Data augmentation is a technique that involves generating new training samples by applying various transformations to existing data. The impact of data augmentation on model accuracy can be significant, as it helps in enhancing the diversity of the training dataset. By introducing variations such as rotations, translations, flips, and color changes, augmentation can make a model more robust. This is particularly beneficial in cases where the original dataset is small or lacks variety, as it allows the model to learn from a wider range of examples, ultimately improving its ability to generalize to unseen data.
For instance, in image classification tasks, if you only have a small number of labeled images, applying data augmentation techniques can effectively multiply your dataset.
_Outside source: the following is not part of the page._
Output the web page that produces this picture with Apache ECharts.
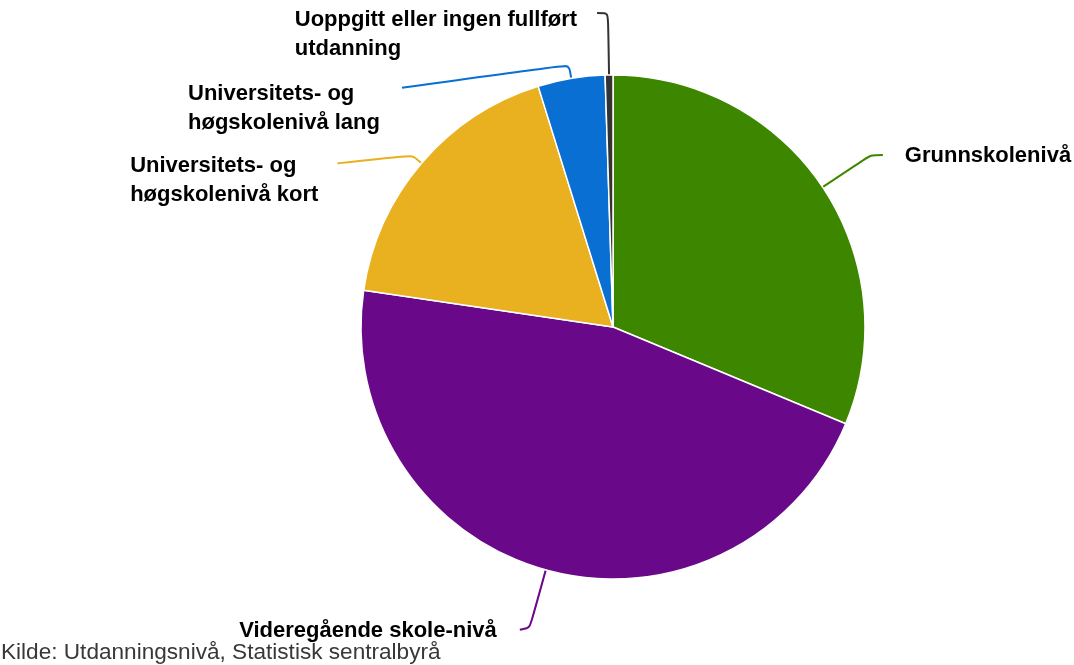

When training a convolutional neural network (CNN) on a relatively small dataset of cat and dog images, using augmentations like random cropping or changing brightness can create thousands of unique training instances. This can lead to higher accuracy on validation and test datasets, as the model becomes better at recognizing cats and dogs, regardless of changes in lighting or position.
However, it's important to note that data augmentation isn't a cure-all. If the augmentations applied are too aggressive or not relevant to the real-world data, they can introduce noise that confuses the model. For example, if you're training a model to recognize faces, flipping the images horizontally could mislead it because faces are generally symmetrical but the context of a person's appearance may change. Successful implementation of data augmentation requires understanding the specific domain and carefully selecting appropriate transformations to strike a balance between artificial data diversity and maintaining the integrity of the original data characteristics.